Près d'un adulte sur deux vit avec une douleur persistante, souvent intense, au quotidien.
C'est le constat alarmant que dresse la Fondation Analgesia dans un baromètre publié à l'occasion de la Journée mondiale de lutte contre la douleur. Face à cette crise sanitaire ignorée, les spécialistes réclament une réponse nationale et une meilleure prise en charge médicale.
Une souffrance massive et en hausse
La douleur chronique touche désormais 42 % des adultes en France, soit près de 23,1 millions de personnes, selon le premier Baromètre de la douleur publié par la Fondation Analgesia. Ce chiffre marque une nette progression par rapport à 2008, où un tiers seulement de la population se disait concerné.
Les douleurs musculosquelettiques arrivent en tête (36 %), suivies des douleurs orofaciales (33 %), abdominales (15 %) et neuropathiques (12 %). Environ une personne sur deux ressent une douleur intense, notée à plus de 6 sur 10 sur l'échelle de la douleur. “La douleur chronique, c'est vivre avec une douleur quasi-constante depuis au moins trois mois”, rappelle le professeur Nicolas Authier, président de la Fondation Analgesia. “C'est inquiétant parce que vous n'avez pas de perspectives de guérison et c'est inquiétant au point que certains de ces patients envisagent même de mettre fin à leurs jours.”
Le baromètre, réalisé avec l'Observatoire français de la douleur et OpinionWay sur un échantillon de 11 940 adultes, alerte aussi sur l'impact global de ces douleurs : troubles du sommeil, fatigue, anxiété, isolement, et difficultés à maintenir une activité professionnelle.
Une prise en charge jugée largement insuffisante
La majorité des patients interrogés déplore un suivi médical peu efficace. Deux tiers d'entre eux n'observent aucune amélioration de leur état, et 36 % vivent avec un handicap fonctionnel modéré à sévère. “Il n'y a qu'un tiers des patients souffrant de douleur chronique qui sont satisfaits de leur prise en charge, ça nous laisse quand même des millions de Français qui sont dans un grand désarroi”, souligne le Pr Authier.

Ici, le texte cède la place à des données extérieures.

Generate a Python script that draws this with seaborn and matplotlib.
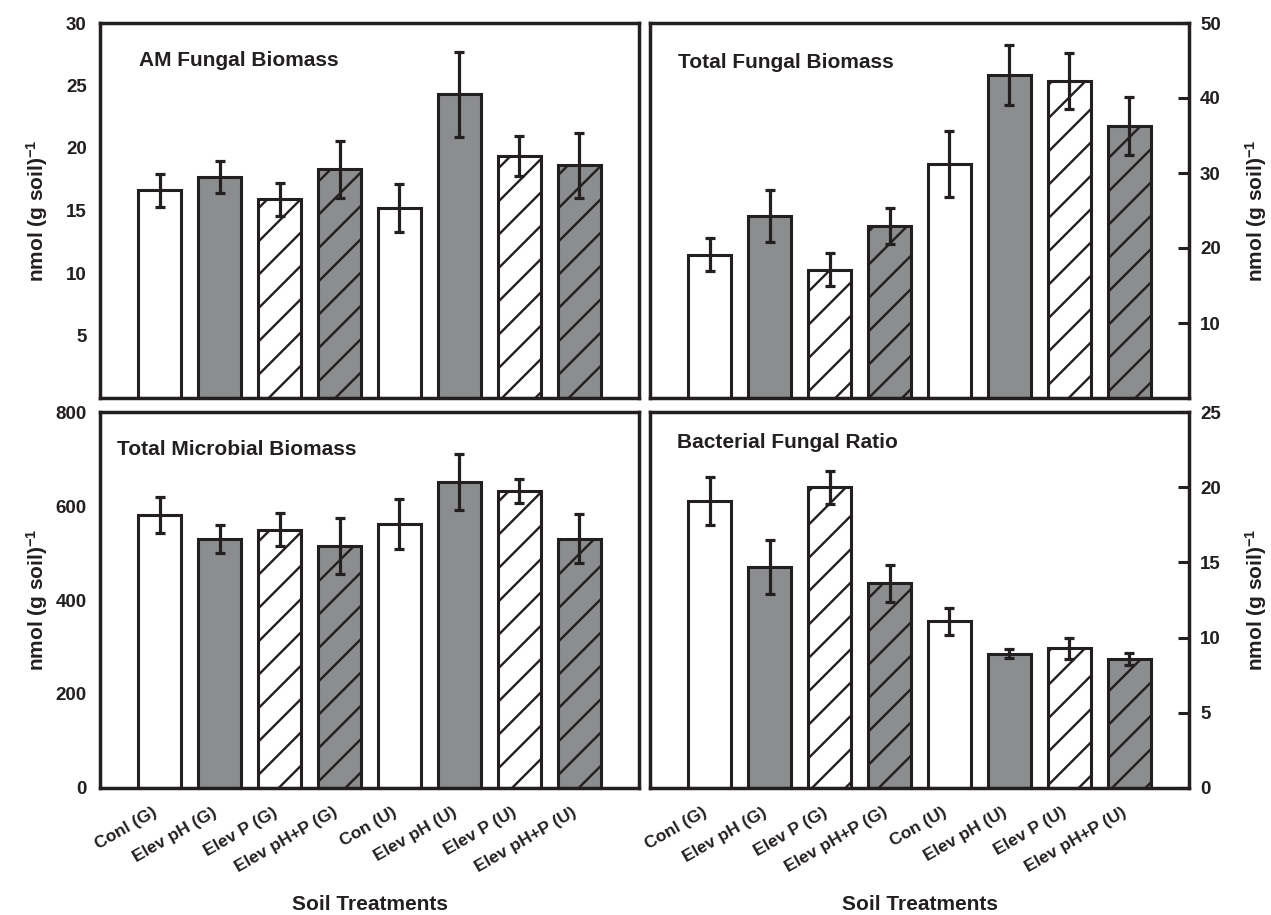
import numpy as np
import pandas as pd
import matplotlib
matplotlib.use("Agg")
import matplotlib.pyplot as plt
import seaborn as sns

# Treatments and measured means with standard errors
treatments = ["Conl (G)", "Elev pH (G)", "Elev P (G)", "Elev pH+P (G)",
              "Con (U)", "Elev pH (U)", "Elev P (U)", "Elev pH+P (U)"]

am_fungal = [16.6, 17.7, 15.9, 18.3, 15.2, 24.3, 19.4, 18.6]
am_fungal_se = [1.3, 1.3, 1.3, 2.3, 1.9, 3.4, 1.6, 2.6]

total_fungal = [19.1, 24.3, 17.1, 23.0, 31.2, 43.1, 42.3, 36.3]
total_fungal_se = [2.2, 3.5, 2.2, 2.4, 4.4, 4.0, 3.7, 3.9]

total_microbial = [581, 530, 550, 515, 561, 651, 632, 530]
total_microbial_se = [38, 29, 36, 59, 53, 59, 26, 52]

bf_ratio = [19.1, 14.7, 20.0, 13.6, 11.1, 8.93, 9.3, 8.55]
bf_ratio_se = [1.6, 1.8, 1.1, 1.2, 0.9, 0.3, 0.7, 0.4]

# Bar styling per treatment
INK = "#231f20"
GREY = "#8c8d8f"
fills = ["white", GREY, "white", GREY, "white", GREY, "white", GREY]
hatches = ["", "", "/", "/", "", "", "/", "/"]

sns.set_style("white")
plt.rcParams["font.family"] = ["Liberation Sans", "DejaVu Sans"]
plt.rcParams["font.weight"] = "bold"
plt.rcParams["mathtext.fontset"] = "custom"
plt.rcParams["mathtext.rm"] = "Liberation Sans:bold"
plt.rcParams["mathtext.bf"] = "Liberation Sans:bold"
plt.rcParams["mathtext.default"] = "bf"
plt.rcParams["hatch.linewidth"] = 1.7
plt.rcParams["hatch.color"] = INK
plt.rcParams["text.color"] = INK
plt.rcParams["axes.edgecolor"] = INK
plt.rcParams["xtick.color"] = INK
plt.rcParams["ytick.color"] = INK

W, H = 1271, 915
fig = plt.figure(figsize=(W / 100, H / 100), dpi=100)


def px_axes(left, top, right, bottom):
    return fig.add_axes([left / W, 1 - bottom / H, (right - left) / W, (bottom - top) / H])


def draw_panel(ax, values, errors, ylim, yticks, title, title_xy,
               right=False, show_labels=False):
    df = pd.DataFrame({"treatment": treatments, "value": values})
    sns.barplot(data=df, x="treatment", y="value", hue="treatment",
                palette=fills, legend=False, width=0.72, saturation=1,
                edgecolor=INK, linewidth=2.2, errorbar=None, ax=ax)
    for patch, h in zip(ax.patches, hatches):
        patch.set_hatch(h)
    ax.errorbar(np.arange(len(values)), values, yerr=errors, fmt="none",
                ecolor=INK, elinewidth=2.3, capsize=3.8, capthick=2.3, zorder=5)

    ax.set_xlim(-1, 8)
    ax.set_ylim(*ylim)
    ax.set_yticks(yticks)
    ax.set_yticklabels([str(t) for t in yticks], fontsize=13.5, fontweight="bold")
    ax.set_xlabel("")
    ax.set_ylabel("")
    for s in ax.spines.values():
        s.set_visible(True)
        s.set_linewidth(2.5)
        s.set_color(INK)

    if right:
        ax.yaxis.tick_right()
        ax.tick_params(axis="y", direction="in", length=8, width=2.2, pad=8)
    else:
        ax.tick_params(axis="y", direction="out", length=6.5, width=2.2, pad=3)

    ax.set_xticks(range(len(treatments)))
    if show_labels:
        ax.set_xticklabels(treatments, rotation=30, ha="right",
                           fontsize=12.5, fontweight="bold")
        ax.tick_params(axis="x", length=0, pad=12)
    else:
        ax.set_xticklabels([])
        ax.tick_params(axis="x", length=0)

    ax.text(title_xy[0], title_xy[1], title, transform=ax.transAxes,
            fontsize=15, fontweight="bold", ha="left", va="center")


ax_tl = px_axes(100, 23, 639, 398)
ax_tr = px_axes(650, 23, 1189, 398)
ax_bl = px_axes(100, 412, 639, 788)
ax_br = px_axes(650, 412, 1189, 788)

draw_panel(ax_tl, am_fungal, am_fungal_se, (0, 30), [5, 10, 15, 20, 25, 30],
           "AM Fungal Biomass", (0.072, 0.90))
draw_panel(ax_tr, total_fungal, total_fungal_se, (0, 50), [10, 20, 30, 40, 50],
           "Total Fungal Biomass", (0.052, 0.896), right=True)
draw_panel(ax_bl, total_microbial, total_microbial_se, (0, 800),
           [0, 200, 400, 600, 800], "Total Microbial Biomass", (0.031, 0.90),
           show_labels=True)
draw_panel(ax_br, bf_ratio, bf_ratio_se, (0, 25), [0, 5, 10, 15, 20, 25],
           "Bacterial Fungal Ratio", (0.05, 0.92), right=True, show_labels=True)

ylab = r"nmol (g soil)$^{-1}$"
for x, y in [(37, 211), (37, 600), (1256, 211), (1256, 600)]:
    fig.text(x / W, 1 - y / H, ylab, rotation=90, ha="center", va="center",
             fontsize=15, fontweight="bold")

for x in (370, 920):
    fig.text(x / W, 1 - 905 / H, "Soil Treatments", ha="center", va="center",
             fontsize=15, fontweight="bold")

fig.savefig("out.png", dpi=100)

Alors que la Haute Autorité de santé recommande une prise en charge pluridisciplinaire, les soins sont le plus souvent assurés uniquement par le médecin traitant. L'accès aux 270 centres spécialisés reste limité : moins d'un tiers des patients y ont été orientés.
“Très peu de médecins sont bien formés à la douleur chronique”, regrette le neurochirurgien Marc Lévêque. “L'algologie - la médecine spécialisée dans la prise en charge de la douleur chronique - n'est pas une spécialité à part entière, donc elle peine à exister et a très peu de moyens.”
Le recours à l'automédication explose, la recherche en panne
Face aux délais et à l'inefficacité perçue des soins, l'automédication devient la norme : 87 % des patients l'utilisent régulièrement, et 16 % consomment même des opioïdes sans prescription. Des pratiques à risque, dans un contexte où l'offre médicale spécialisée reste insuffisante.
Le Pr Authier alerte : “Ça fait des dizaines d'années que l'innovation est en berne et qu'on n'a pas découvert de nouvelles molécules.” Il appelle à un plan d'action national structuré, à davantage de financements pour la recherche, ainsi qu'à une meilleure formation des médecins généralistes.
Pour la Fondation Analgesia, la lutte contre la douleur chronique doit devenir une priorité nationale. “Ces nouveaux chiffres appellent à un plan d'action immédiat pour garantir un accès équitable aux soins et structurer un parcours de santé plus efficace sur l'ensemble du territoire national”, insiste son président.